Anyone have any advice for swapping this in for Minio?
From what I have seen in the previous discussions here (since and before Minio debacle) and at work, Garage is a solid replacement.
I have not tried either myself, but I wanted to mention that Versity S3 Gateway looks good too.
https://github.com/versity/versitygw
I am also curious how Ceph S3 gateway compares to all of these.
> but for entirely non-technical reasons we had to exclude it
Able/willing to expand on this at all? Just curious.
Not the same person you asked, but my guess would be that it is seen as a chinese product.
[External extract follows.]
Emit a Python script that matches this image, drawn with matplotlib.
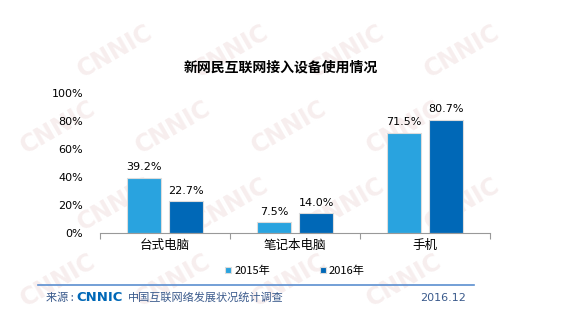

RustFS appears to be very early-stage with no real distributed systems architecture: https://github.com/rustfs/rustfs/pull/884
I'm not sure if it even has any sort of cluster consensus algorithm? I can't imagine it not eating committed writes in a multi-node deployment.
Garage and Ceph (well, radosgw) are the only open source S3-compatible object storage which have undergone serious durability/correctness testing. Anything else will most likely eat your data.
What is this based on, honest question as from the landing page I don't get that impression. Are many committers China-based?
https://rustfs.com.cn/
> Beijing Address: Area C, North Territory, Zhongguancun Dongsheng Science Park, No. 66 Xixiaokou Road, Haidian District, Beijing
> Beijing ICP Registration No. 2024061305-1
Oh, I misread the initial comment and thought they had to exclude Garage. Thanks!
I love garage. I think it has applications beyond the standard self host s3 alternative.
It's a really cool system for hyper converged architecture where storage requests can pull data from the local machine and only hit the network when needed.
One really useful usecase for Garage for me has been data engineering scripts. I can just use the S3 integration that every tool has to dump to garage and then I can more easily scale up to cloud later.
No erasure coding seems like a pretty big loss in terms of how much resources do you need to get good resiliency & efficiency
Wasn't expecting to see it hosted on forgejo. Kind of a breath of fresh air to be honest.
Does this support conditional PUT (If-Match / If-None-Match)?
Unfortunately, this doesn’t support conditional writes through if-match and if-none-match [0] and thus is not compatible with ZeroFS [1].
[0] https://git.deuxfleurs.fr/Deuxfleurs/garage/issues/1052
[1] https://github.com/Barre/ZeroFS
https://git.deuxfleurs.fr/Deuxfleurs/garage/src/branch/main-...
this is the reliability question no?